Intro_I divide the water inside me from the one outside, marking the boundaries of the wall from the sky that I didn’t draw, quantifying the damage of rust on my knees after nights in front of nbatv on an Ikea sofa that makes any kind of blanket slide off as if it were allergic. And I think of you, of me, of an animal heartbeat that sets the rhythm for our shadows and our heated words under the LED of my Blackberry that lights up so little that I have to climb my imagination to realize what’s happening in that mirror where I see only a vaporous, amorous trace of myself. You hate the light, and so you dress in darkness. But by doing so, you make my hands work, and you torture my eyes. Evening exercise, of self-discipline: close the eyes, take the magician’s kit, and instead of making a rabbit appear in the hat, make my hands visible. Give them sight. I’ve already done it. I feel it. I see it. Like speaking in syllables instead of fluently, but it's still a way of speaking. Of telling you that I love you_ ("Di_vi_do", to A., my girlfriend, on the road to see Le Luci di una Centrale Elettrica, or rather the power station)

Half an hour late from the scheduled time, the concert starts, with a surprise guest, a cellist. The cello, which could have been an idea but instead turned out to be half a crap in my opinion. Giorgio Canali is great, rather he is the right man in the right place, for how he stands on stage, for how he accompanies and knows how to stay in his place, for how he assists the shimmering godson when he feels more alone than usual (i.e., almost always, as his songs indeed always talk about "let’s go", never about "I’m going", or "come with me", that "let’s go" as if it were impossible for him not to have someone or something to support him if not "substitute" him in his moments of space-time absence), but why replace the cello with another guitar, a "big guitar" like Mogwai’s that makes a kind of wall of sound and gives less melancholy but more hardness, more "frontal depth" to his songs?                                                        

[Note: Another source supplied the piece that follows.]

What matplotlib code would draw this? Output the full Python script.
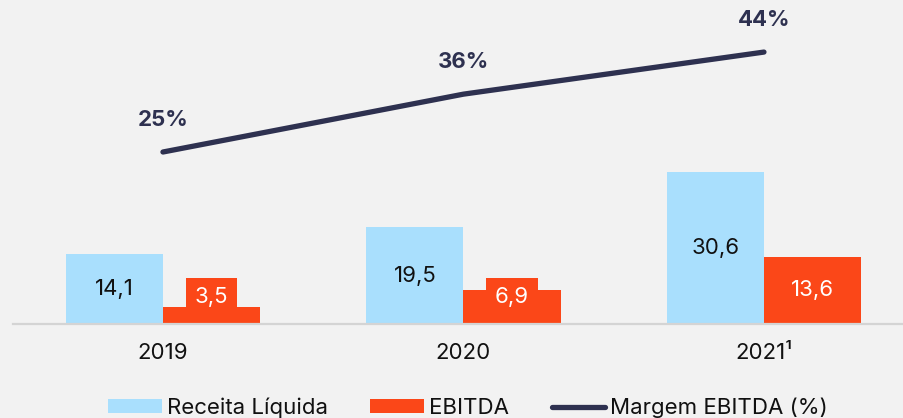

Then, they aren’t songs, they are screams, outbursts attached with clothespins to dry in the sun and wind on a clothesline as if it were a musical staff in the garden... But what garden? The lights of the power station do not envisage gardens, blooming flowers, birds chirping in spring, the colors are few, actually less than three, black and white and everything that ensues. With black dominating white until it sodomizes it. I wanted to go and ask him "Hi Vasco, but are you named like that because your parents are fans of Vasco Rossi?". But I let it go, it would have been too stupid a question. I thus preferred not to ruin even more a night that didn’t meet my expectations. And, very rare for me, I left before the end of the concert. Not out of annoyance or disappointment, but for a sense of incommunicability that was pouring out in buckets on everyone. Then, up to that moment, he had said three words in total; these are things I endure reluctantly. Even though I know he doesn't play a character, and he’s just ‘like that’...

I had just seen before me a great talent that however spoke about his vicious and inconclusive circles that had taken him hostage. A great talent of the word who speaks (the little he speaks) like Luca Carboni, and I do not consider it a compliment. In hostage, not to say prisoner, because by character I have always been optimistic, and I want to think that one day Vasco will free himself from all this corrosive tar he has inside and transform it into healing clay. And that he’ll make me a ballad to see the beautiful things of the world with the same ability with which he sees the worst, that with a capital W.